Secondo lei questo governo ha ancora vita lunga?

«E’ un governicchio, quindi ne dubito. Il governo che verrà, invece, dovrà essere guidato da una personalità di spicco come Mario Draghi e affrontare un’economia in picchiata con competenza, senza perder tempo con porcate come il reddito di cittadinanza».

La liberazione di Silvia Romano…

«Una vita è stata salvata e ne sono contento. Naturalmente questa vita è stata pagata, come sempre è accaduto. Solo in un caso l’Italia non pagò per la vita di un suo cittadino: quello del Presidente Aldo Moro. Una vergogna che ancora incombe sulla politica italiana».

A proposito, avrà visto che le Sardine hanno scritto qualche giorno fa su Twitter che Moro fu ammazzato dalla mafia…

«Il livello è questo e bisogna rendersene conto. Lo si vede in televisione come sui social. Scusi, un pensiero di 200 battute che pensiero è? E’ uno schiamazzo, un rutto. Le cose bisogna covarle, prima di scriverle o di dirle. Le racconto un aneddoto: quando ero ragazzo, insieme ad altri amici mettemmo in piedi un centro universitario cinematografico con film introdotti ogni volta da uno di noi. Prima di parlare alla platea, colui che avrebbe introdotto la pellicola veniva però interrogato dagli altri per sondare la sua preparazione. Ecco, questa è la vita vera: un esame, un continuo esame per il quale bisogna essere preparati».

Ci racconti una batosta che ha preso lei invece durante la sua carriera…

«Da ragazzo affrontai con superficialità la traduzione di un libro in francese, lingua che conoscevo molto bene. Da quel lavoro mi sarebbero dovute arrivare 700.000 lire, ma la mia traduzione faceva schifo e non ne ebbi neppure un centesimo. Imparai allora che le cose vanno fatte per bene, perché nessuno ti regala nulla. Pensi che quei soldi mi sarebbero serviti per venire a vivere a Roma da Catania».

Per concludere, ci racconti un episodio OFF della sua carriera, qualcosa che non ha mai raccontato…

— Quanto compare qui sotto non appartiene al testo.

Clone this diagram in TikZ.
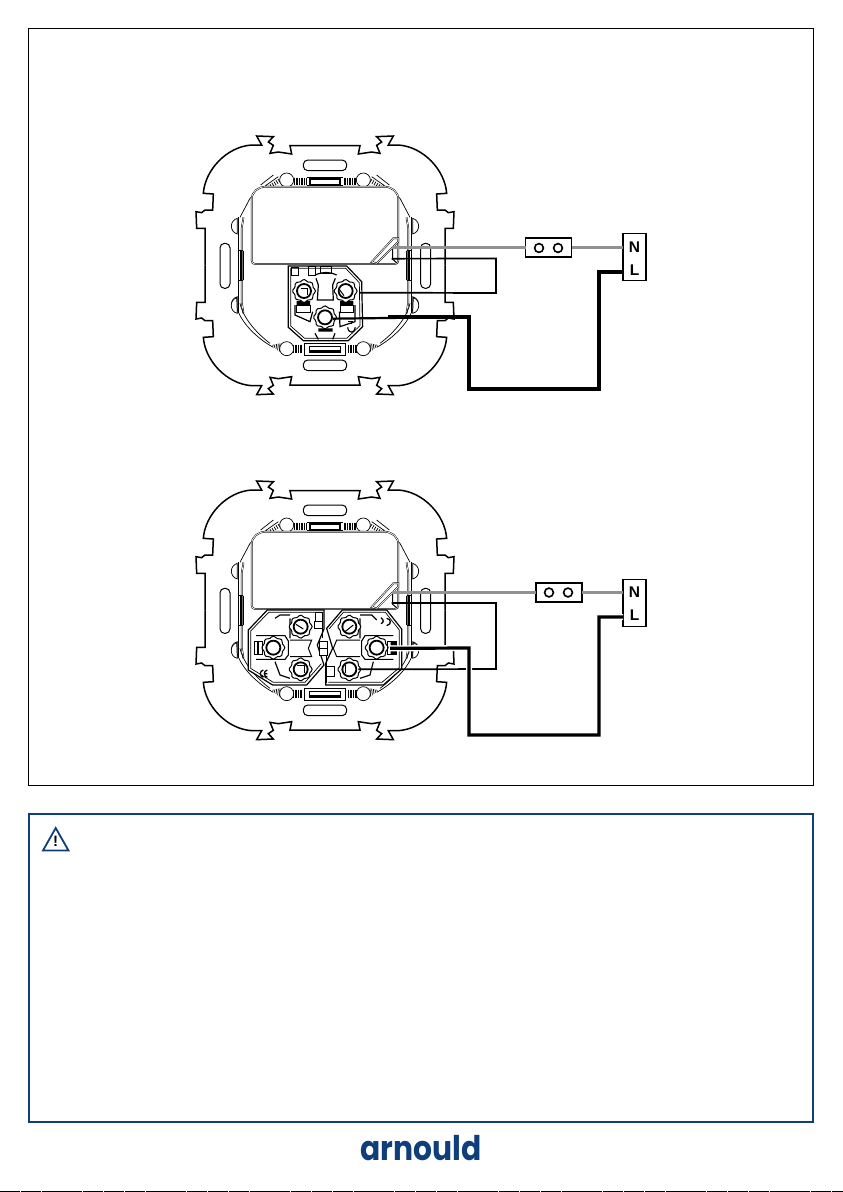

«Quando Indro Montanelli mi chiamò per fare una rubrica intitolata “L’invitato” (sul Giornale  n.d.r.), mi disse: “Ti do 250.000 lire a pezzo”. Io, che mi trovavo dinnanzi al principe del giornalismo italiano, ebbi il fegato di ribattere: “Dammene 300.000!”. Ero molto orgoglioso e sapevo di valere. Così Montanelli, che sapeva riconoscere il valore delle persone, accettò».